_WHAT THE TASK REQUIRES_
Give back exactly the lines from the beginning of the listing below to the line holding "(727,11) rectangle (915,129);", both ends included; the pictures stay out.

━━━━━━

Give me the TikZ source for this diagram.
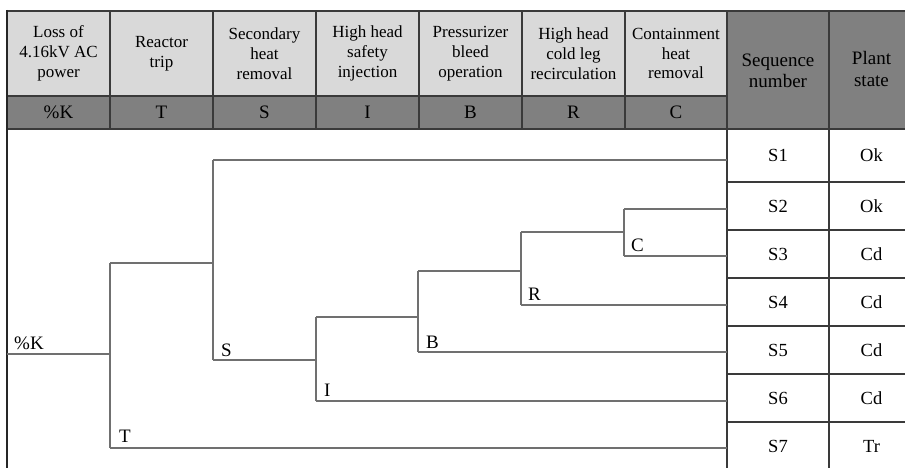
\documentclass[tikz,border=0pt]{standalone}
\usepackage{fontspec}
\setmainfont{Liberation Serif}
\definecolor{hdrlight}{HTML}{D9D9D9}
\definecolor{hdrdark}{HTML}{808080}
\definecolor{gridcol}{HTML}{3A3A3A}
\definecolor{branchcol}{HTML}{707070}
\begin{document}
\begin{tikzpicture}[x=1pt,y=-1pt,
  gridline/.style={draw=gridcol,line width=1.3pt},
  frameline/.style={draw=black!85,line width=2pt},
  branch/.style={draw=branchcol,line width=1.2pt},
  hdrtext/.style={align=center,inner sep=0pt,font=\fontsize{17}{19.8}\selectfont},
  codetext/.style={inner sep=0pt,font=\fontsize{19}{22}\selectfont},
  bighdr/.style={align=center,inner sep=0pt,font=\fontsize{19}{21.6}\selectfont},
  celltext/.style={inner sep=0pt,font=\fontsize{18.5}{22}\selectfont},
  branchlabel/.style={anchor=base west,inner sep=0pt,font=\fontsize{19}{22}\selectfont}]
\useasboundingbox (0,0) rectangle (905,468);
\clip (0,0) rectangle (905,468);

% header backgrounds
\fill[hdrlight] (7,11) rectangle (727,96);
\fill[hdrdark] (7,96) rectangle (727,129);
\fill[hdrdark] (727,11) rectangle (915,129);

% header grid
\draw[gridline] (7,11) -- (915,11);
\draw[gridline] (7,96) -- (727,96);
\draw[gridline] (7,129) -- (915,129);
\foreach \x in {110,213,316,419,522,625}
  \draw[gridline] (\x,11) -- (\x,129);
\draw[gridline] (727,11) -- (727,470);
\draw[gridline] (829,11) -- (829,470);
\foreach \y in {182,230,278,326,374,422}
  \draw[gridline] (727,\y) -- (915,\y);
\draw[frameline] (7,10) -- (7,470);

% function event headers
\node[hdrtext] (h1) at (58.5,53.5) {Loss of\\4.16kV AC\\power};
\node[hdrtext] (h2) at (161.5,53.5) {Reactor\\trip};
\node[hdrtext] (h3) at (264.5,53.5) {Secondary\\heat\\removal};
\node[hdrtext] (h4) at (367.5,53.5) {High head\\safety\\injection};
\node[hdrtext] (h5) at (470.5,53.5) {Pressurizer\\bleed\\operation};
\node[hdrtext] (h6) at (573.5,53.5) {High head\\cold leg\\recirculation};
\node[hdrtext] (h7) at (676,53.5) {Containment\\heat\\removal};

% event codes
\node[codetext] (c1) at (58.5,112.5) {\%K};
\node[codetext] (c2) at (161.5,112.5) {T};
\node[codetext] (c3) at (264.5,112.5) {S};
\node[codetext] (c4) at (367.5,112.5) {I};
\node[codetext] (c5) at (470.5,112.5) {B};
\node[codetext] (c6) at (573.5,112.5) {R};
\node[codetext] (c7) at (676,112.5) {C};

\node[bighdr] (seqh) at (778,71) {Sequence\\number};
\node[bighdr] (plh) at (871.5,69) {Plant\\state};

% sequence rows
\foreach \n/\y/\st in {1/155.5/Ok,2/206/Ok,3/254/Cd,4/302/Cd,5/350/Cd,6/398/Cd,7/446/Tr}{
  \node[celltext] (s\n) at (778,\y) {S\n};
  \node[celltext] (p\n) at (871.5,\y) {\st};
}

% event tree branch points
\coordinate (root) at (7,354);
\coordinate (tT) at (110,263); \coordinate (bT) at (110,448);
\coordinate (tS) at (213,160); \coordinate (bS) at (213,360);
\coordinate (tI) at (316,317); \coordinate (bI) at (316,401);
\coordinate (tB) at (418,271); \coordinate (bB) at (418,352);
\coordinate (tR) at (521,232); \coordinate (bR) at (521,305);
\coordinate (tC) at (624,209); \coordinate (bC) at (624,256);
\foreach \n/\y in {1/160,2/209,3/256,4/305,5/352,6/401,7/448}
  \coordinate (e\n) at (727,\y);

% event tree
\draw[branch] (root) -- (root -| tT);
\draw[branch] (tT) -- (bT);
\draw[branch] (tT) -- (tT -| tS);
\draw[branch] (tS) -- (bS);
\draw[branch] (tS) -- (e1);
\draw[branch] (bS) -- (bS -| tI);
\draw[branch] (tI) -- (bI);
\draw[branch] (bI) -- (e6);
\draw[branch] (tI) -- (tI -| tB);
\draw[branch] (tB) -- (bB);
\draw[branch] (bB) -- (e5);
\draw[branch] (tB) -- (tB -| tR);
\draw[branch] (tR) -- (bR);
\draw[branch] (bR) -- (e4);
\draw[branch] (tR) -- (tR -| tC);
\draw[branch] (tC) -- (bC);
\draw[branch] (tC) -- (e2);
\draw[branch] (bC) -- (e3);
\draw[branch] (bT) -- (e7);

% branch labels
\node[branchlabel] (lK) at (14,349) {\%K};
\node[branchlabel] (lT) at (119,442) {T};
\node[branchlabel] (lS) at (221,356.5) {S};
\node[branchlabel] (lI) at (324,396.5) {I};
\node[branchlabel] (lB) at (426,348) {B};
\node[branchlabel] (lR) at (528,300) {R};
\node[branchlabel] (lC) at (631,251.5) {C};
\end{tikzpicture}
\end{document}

━━━━━━

_EXERCISE RESULT_
Give me the TikZ source for this diagram.
\documentclass[tikz,border=0pt]{standalone}
\usepackage{fontspec}
\setmainfont{Liberation Serif}
\definecolor{hdrlight}{HTML}{D9D9D9}
\definecolor{hdrdark}{HTML}{808080}
\definecolor{gridcol}{HTML}{3A3A3A}
\definecolor{branchcol}{HTML}{707070}
\begin{document}
\begin{tikzpicture}[x=1pt,y=-1pt,
  gridline/.style={draw=gridcol,line width=1.3pt},
  frameline/.style={draw=black!85,line width=2pt},
  branch/.style={draw=branchcol,line width=1.2pt},
  hdrtext/.style={align=center,inner sep=0pt,font=\fontsize{17}{19.8}\selectfont},
  codetext/.style={inner sep=0pt,font=\fontsize{19}{22}\selectfont},
  bighdr/.style={align=center,inner sep=0pt,font=\fontsize{19}{21.6}\selectfont},
  celltext/.style={inner sep=0pt,font=\fontsize{18.5}{22}\selectfont},
  branchlabel/.style={anchor=base west,inner sep=0pt,font=\fontsize{19}{22}\selectfont}]
\useasboundingbox (0,0) rectangle (905,468);
\clip (0,0) rectangle (905,468);

% header backgrounds
\fill[hdrlight] (7,11) rectangle (727,96);
\fill[hdrdark] (7,96) rectangle (727,129);
\fill[hdrdark] (727,11) rectangle (915,129);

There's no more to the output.